Human Genetics
- Discipline: Human genetics
- Language: English
- Edited by: David N. Cooper, Thomas J. Hudson

Publication details
- Former name(s): Humangenetik
- History: 1964-present
- Publisher: Springer Science+Business Media
- Frequency: Biweekly
- Open access: Hybrid
- Impact factor: 5.3 (2022)

Standard abbreviations
- ISO 4: Hum. Genet.

Indexing
- ISSN: 0340-6717 (print) 1432-1203 (web)
- LCCN: 2004233658
- OCLC no.: 663900873

Links
- Journal homepage; Online archive;

= Human Genetics (journal) =

Human Genetics is a peer-reviewed medical journal covering all aspects of human genetics, including legal and social issues. It was established in 1964 by Arno Motulsky and Friedrich Vogel as the German-language Humangenetik, obtaining its current title in 1976. It is published by Springer Science+Business Media. Its editors-in-chief are David N. Cooper (Cardiff University) and Thomas J. Hudson (Ontario Institute for Cancer Research).
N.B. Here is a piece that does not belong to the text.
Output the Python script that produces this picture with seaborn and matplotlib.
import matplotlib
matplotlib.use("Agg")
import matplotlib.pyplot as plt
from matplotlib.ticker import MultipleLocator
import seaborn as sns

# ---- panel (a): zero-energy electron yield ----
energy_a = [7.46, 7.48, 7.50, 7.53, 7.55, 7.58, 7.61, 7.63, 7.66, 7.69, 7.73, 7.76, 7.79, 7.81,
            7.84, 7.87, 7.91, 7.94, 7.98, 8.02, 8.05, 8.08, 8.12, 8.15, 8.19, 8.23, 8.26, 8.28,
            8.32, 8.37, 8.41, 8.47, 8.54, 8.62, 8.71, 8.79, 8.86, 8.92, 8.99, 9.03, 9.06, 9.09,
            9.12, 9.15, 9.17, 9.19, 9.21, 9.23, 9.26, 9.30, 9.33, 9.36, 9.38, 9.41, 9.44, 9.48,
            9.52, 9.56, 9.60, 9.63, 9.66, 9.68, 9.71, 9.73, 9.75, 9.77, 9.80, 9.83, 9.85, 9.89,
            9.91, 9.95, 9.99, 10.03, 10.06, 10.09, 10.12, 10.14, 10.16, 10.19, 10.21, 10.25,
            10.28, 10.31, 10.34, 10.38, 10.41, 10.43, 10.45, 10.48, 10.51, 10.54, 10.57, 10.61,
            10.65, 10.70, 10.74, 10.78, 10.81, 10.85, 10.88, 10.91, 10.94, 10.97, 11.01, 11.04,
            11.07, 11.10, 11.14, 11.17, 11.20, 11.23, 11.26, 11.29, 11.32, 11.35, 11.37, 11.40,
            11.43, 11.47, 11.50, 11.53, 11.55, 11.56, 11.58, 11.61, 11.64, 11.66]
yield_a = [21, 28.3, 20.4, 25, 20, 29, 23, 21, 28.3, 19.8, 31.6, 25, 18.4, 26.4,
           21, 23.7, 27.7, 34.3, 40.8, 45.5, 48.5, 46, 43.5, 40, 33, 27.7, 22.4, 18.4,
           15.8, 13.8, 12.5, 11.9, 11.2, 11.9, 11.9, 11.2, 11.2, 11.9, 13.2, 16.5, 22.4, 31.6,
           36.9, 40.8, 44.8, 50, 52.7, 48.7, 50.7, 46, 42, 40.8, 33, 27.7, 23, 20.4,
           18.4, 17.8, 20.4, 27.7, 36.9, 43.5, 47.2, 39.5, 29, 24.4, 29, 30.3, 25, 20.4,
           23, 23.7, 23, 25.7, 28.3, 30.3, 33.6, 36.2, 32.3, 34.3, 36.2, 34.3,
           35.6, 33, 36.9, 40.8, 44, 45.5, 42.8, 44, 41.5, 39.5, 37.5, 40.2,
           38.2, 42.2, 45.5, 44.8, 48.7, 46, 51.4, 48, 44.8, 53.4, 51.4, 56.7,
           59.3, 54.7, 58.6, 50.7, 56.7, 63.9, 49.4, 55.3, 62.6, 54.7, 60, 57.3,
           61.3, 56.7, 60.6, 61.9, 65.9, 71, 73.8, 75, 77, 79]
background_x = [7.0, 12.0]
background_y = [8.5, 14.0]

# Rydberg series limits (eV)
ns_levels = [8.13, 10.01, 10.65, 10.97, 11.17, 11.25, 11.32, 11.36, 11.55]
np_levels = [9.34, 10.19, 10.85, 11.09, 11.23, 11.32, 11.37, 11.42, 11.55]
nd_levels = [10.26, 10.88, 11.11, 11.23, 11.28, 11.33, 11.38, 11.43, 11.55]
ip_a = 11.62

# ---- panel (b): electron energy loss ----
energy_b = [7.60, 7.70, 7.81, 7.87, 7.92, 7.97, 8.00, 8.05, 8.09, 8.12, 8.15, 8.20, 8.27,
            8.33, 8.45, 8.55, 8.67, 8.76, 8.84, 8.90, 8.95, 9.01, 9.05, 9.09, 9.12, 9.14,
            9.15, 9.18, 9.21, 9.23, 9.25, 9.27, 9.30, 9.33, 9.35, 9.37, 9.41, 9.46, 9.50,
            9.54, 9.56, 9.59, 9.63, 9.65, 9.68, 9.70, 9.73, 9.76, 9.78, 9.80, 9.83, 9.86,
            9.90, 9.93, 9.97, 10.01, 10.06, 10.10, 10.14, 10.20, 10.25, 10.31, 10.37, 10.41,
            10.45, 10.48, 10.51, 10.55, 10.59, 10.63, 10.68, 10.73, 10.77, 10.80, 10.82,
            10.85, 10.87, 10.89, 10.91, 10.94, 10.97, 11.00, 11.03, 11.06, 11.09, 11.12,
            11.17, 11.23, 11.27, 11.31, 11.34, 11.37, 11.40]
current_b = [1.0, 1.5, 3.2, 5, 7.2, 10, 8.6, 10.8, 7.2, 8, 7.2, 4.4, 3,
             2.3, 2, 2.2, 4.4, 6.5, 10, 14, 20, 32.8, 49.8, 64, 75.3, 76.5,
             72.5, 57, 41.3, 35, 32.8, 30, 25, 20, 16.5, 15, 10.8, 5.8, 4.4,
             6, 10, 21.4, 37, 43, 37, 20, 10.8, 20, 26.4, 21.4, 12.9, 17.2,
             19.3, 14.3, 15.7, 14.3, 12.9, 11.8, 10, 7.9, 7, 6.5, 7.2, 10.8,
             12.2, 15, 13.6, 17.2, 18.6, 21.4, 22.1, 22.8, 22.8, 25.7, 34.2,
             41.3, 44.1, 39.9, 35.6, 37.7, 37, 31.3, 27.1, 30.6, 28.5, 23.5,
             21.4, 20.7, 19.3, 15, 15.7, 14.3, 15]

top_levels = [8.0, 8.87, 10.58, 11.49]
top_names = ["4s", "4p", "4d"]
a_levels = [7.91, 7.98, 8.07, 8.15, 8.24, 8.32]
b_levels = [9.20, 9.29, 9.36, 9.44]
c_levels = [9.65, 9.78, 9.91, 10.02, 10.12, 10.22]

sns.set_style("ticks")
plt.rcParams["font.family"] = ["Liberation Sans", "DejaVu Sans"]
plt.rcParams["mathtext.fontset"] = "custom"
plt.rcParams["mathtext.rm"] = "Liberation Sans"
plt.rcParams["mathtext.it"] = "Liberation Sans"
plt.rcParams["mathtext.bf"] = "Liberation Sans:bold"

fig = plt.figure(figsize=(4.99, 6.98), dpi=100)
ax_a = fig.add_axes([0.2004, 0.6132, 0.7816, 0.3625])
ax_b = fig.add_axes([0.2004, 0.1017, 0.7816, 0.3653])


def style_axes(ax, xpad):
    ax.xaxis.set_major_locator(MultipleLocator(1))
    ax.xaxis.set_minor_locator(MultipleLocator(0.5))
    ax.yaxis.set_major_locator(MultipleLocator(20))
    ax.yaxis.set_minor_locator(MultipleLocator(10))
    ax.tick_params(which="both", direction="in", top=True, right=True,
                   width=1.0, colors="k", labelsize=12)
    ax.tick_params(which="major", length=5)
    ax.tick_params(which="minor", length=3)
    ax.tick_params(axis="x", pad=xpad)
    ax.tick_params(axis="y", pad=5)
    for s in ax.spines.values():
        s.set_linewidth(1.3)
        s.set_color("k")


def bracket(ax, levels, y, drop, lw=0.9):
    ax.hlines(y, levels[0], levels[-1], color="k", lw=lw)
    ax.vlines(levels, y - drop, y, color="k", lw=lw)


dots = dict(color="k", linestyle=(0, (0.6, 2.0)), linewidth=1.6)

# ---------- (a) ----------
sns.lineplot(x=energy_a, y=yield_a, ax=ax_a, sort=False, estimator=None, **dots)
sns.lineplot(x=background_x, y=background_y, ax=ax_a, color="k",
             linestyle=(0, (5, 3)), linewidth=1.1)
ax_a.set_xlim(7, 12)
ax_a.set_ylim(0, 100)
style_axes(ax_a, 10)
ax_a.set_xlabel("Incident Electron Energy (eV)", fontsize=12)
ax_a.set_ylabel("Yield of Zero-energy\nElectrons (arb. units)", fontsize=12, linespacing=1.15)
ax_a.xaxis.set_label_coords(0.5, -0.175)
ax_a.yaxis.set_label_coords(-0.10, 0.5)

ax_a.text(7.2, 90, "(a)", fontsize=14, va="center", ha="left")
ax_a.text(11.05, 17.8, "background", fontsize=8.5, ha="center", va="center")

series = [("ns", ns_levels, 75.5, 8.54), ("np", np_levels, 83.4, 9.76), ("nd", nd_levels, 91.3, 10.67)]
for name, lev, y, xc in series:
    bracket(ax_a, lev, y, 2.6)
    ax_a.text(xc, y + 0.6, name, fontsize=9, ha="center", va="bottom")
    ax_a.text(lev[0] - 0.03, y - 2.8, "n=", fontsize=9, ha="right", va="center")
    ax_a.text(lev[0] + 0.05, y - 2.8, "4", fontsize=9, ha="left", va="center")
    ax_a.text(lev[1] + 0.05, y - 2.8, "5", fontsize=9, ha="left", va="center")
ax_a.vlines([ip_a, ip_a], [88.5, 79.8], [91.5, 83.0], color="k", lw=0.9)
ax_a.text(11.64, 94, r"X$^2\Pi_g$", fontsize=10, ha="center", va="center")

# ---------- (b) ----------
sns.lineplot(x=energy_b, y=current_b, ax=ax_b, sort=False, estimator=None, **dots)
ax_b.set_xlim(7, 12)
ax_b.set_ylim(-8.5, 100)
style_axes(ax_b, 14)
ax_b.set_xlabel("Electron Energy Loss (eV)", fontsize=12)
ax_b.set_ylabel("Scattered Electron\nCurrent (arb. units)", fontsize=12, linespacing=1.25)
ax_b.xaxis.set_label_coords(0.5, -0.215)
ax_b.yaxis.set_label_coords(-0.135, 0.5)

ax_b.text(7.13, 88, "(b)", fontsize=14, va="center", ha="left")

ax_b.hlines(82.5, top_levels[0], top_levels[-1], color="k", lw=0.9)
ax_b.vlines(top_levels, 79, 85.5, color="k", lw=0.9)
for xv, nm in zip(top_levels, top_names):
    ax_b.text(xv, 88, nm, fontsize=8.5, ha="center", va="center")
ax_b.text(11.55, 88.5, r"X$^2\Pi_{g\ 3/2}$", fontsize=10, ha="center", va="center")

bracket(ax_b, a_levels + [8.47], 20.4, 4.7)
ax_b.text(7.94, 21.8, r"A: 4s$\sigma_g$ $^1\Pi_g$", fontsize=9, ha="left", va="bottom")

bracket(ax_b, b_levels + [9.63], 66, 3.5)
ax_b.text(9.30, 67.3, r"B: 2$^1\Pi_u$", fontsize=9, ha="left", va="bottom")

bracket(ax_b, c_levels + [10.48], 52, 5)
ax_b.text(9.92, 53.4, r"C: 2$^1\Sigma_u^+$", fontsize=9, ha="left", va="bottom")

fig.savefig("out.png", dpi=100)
According to the Journal Citation Reports, the journal has a 2022 impact factor of 5.3.

==Ethics scandal==
The journal published findings exploring the DNA of physical appearance traits of Uighur men from Tumxuk in 2019. One of the authors of the paper on DNA phenotyping said he had been unaware of the origins of the DNA samples. Springer Nature was reported to want to strengthen its ethics guidelines regarding "vulnerable groups of people" per a New York Times report.